Mr. Trump’s allies did not deny that he was content to see Republicans pay the ultimate political price for what he and a significant portion of his voters saw as disloyalty.
“President Trump is saying: ‘Hey, I’m putting you guys on notice. My people aren’t coming out,’” said Stephen K. Bannon, the former chief White House strategist, who has been using his podcast to further amplify Mr. Trump’s false claims about the 2020 election. “There could not be a bigger shot across the establishment bow.”
But the harder Mr. Trump’s allies push their election fraud claims, the harder it becomes to satisfy their most hard-core followers. Even Ms. Taylor Greene, who is as far-right and pro-Trump as they come in the Republican Party, cannot seem to always please the fringe. Lately, she has been feuding online with L. Lin Wood, an Atlanta attorney who helped Mr. Trump sow doubts over his loss in Georgia, over which of them truly represents the Trump movement. Mr. Wood has accused her of not doing enough to uncover instances of voter fraud. She has said that Mr. Wood is “not one of us.”

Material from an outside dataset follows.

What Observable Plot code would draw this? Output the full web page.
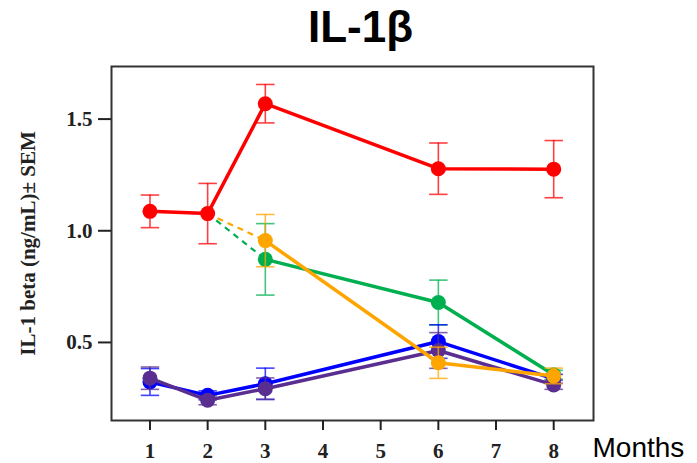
<!DOCTYPE html>
<html>
<head>
<meta charset="utf-8">
<script src="https://cdn.jsdelivr.net/npm/d3@7"></script>
<script src="https://cdn.jsdelivr.net/npm/@observablehq/plot@0.6"></script>
<style>
  html, body { margin: 0; padding: 0; background: #fff; }
  #chart svg { display: block; }
</style>
</head>
<body>
<div id="chart"></div>
<script>
// ---- Data ----
const title = "IL-1β";
const yLabel = "IL-1 beta (ng/mL)± SEM";
const xLabel = "Months";
const xTicks = [1, 2, 3, 4, 5, 6, 7, 8];
const yTicks = [0.5, 1.0, 1.5];

const redMonths = [1, 2, 3, 6, 8];
const redMean = [1.087, 1.077, 1.569, 1.278, 1.276];
const redSem = [0.073, 0.135, 0.086, 0.115, 0.128];

const greenMonths = [3, 6, 8];
const greenMean = [0.872, 0.679, 0.355];
const greenSem = [0.16, 0.10, 0.02];

const orangeMonths = [3, 6, 8];
const orangeMean = [0.956, 0.409, 0.350];
const orangeSem = [0.117, 0.07, 0.035];

const blueMonths = [1, 2, 3, 6, 8];
const blueMean = [0.323, 0.263, 0.315, 0.504, 0.337];
const blueSem = [0.06, 0.02, 0.07, 0.075, 0.02];

const purpleMonths = [1, 2, 3, 6, 8];
const purpleMean = [0.340, 0.241, 0.293, 0.464, 0.310];
const purpleSem = [0.05, 0.02, 0.048, 0.08, 0.02];

// ---- Build tables ----
const seriesDefs = [
  {name: "red", color: "#ff0000", months: redMonths, mean: redMean, sem: redSem},
  {name: "green", color: "#00b050", months: greenMonths, mean: greenMean, sem: greenSem},
  {name: "blue", color: "#0000ff", months: blueMonths, mean: blueMean, sem: blueSem},
  {name: "purple", color: "#5a2d91", months: purpleMonths, mean: purpleMean, sem: purpleSem},
  {name: "orange", color: "#ffa500", months: orangeMonths, mean: orangeMean, sem: orangeSem}
];
const rows = s => s.months.map((m, i) => ({series: s.name, month: m, mean: s.mean[i], sem: s.sem[i]}));

// dashed connectors: from red month-2 point to the first point of green / orange
const dashed = [
  [{month: redMonths[1], mean: redMean[1]}, {month: greenMonths[0], mean: greenMean[0]}, "#00b050"],
  [{month: redMonths[1], mean: redMean[1]}, {month: orangeMonths[0], mean: orangeMean[0]}, "#ffa500"]
].map(([a, b, c]) => ({x1: a.month, y1: a.mean, x2: b.month, y2: b.mean, color: c}));

// horizontal cap symbol for error bars
const capSymbol = {
  draw(context, size) {
    const w = Math.sqrt(size);
    context.moveTo(-w, 0);
    context.lineTo(w, 0);
  }
};

const marks = [];
marks.push(Plot.link(dashed, {
  x1: "x1", y1: "y1", x2: "x2", y2: "y2",
  stroke: "color", strokeWidth: 2.2, strokeDasharray: "6,5"
}));
for (const s of seriesDefs) {
  const d = rows(s);
  marks.push(Plot.ruleX(d, {x: "month", y1: r => r.mean - r.sem, y2: r => r.mean + r.sem, stroke: s.color, strokeWidth: 1.6, strokeOpacity: 0.75}));
  marks.push(Plot.dot(d, {x: "month", y: r => r.mean - r.sem, symbol: capSymbol, r: 5.2, stroke: s.color, strokeWidth: 1.6, strokeOpacity: 0.75}));
  marks.push(Plot.dot(d, {x: "month", y: r => r.mean + r.sem, symbol: capSymbol, r: 5.2, stroke: s.color, strokeWidth: 1.6, strokeOpacity: 0.75}));
  marks.push(Plot.line(d, {x: "month", y: "mean", stroke: s.color, strokeWidth: 3.5}));
  marks.push(Plot.dot(d, {x: "month", y: "mean", r: 7.5, fill: s.color, stroke: "none"}));
}

marks.push(Plot.frame({stroke: "#333", strokeWidth: 2}));
marks.push(Plot.axisX(xTicks, {
  tickSize: 10, tickPadding: 13, stroke: "#222", strokeWidth: 2,
  fontSize: 21, fontWeight: "bold", fontFamily: "Liberation Serif", fill: "#222",
  tickFormat: d => String(d), label: null
}));
marks.push(Plot.axisY(yTicks, {
  tickSize: 13, tickPadding: 6, stroke: "#222", strokeWidth: 2,
  fontSize: 21, fontWeight: "bold", fontFamily: "Liberation Serif", fill: "#222",
  tickFormat: d => d.toFixed(1), label: null
}));
marks.push(Plot.text([yLabel], {
  frameAnchor: "left", rotate: -90, dx: -83, textAnchor: "middle", lineAnchor: "middle", text: d => d,
  fontSize: 21, fontWeight: "bold", fontFamily: "Liberation Serif", fill: "#222"
}));
marks.push(Plot.text([title], {
  frameAnchor: "top", dx: 8, dy: -25, lineAnchor: "bottom", text: d => d,
  fontSize: 44, fontWeight: "bold", fontFamily: "Liberation Sans", fill: "#000"
}));
marks.push(Plot.text([xLabel], {
  frameAnchor: "bottom-right", dx: -1, dy: 36, lineAnchor: "bottom", textAnchor: "start", text: d => d,
  fontSize: 28, fontFamily: "Liberation Sans", fill: "#000"
}));

const chart = Plot.plot({
  width: 697,
  height: 463,
  marginLeft: 111,
  marginRight: 104,
  marginTop: 66,
  marginBottom: 43,
  x: {domain: [0.333, 8.69], axis: null},
  y: {domain: [0.1505, 1.7355], axis: null},
  style: {background: "#fff", overflow: "visible"},
  marks
});
document.getElementById("chart").appendChild(chart);
</script>
</body>
</html>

Such radicalization comes at a cost, said David Jolly, a former Republican congressman from Florida who is critical of the former president. At a time when the larger political trends are pointing toward trouble for the Democratic Party in 2022, he said, Mr. Trump’s actions risk interfering with what should be a good environment for Republicans.
“This should be a 100 percent, straight-up referendum on Biden,” Mr. Jolly said. “Instead, you have Trump the narcissist trying to inject himself into what should be a glide path for Republicans to an incredibly successful election, by making it all about him.”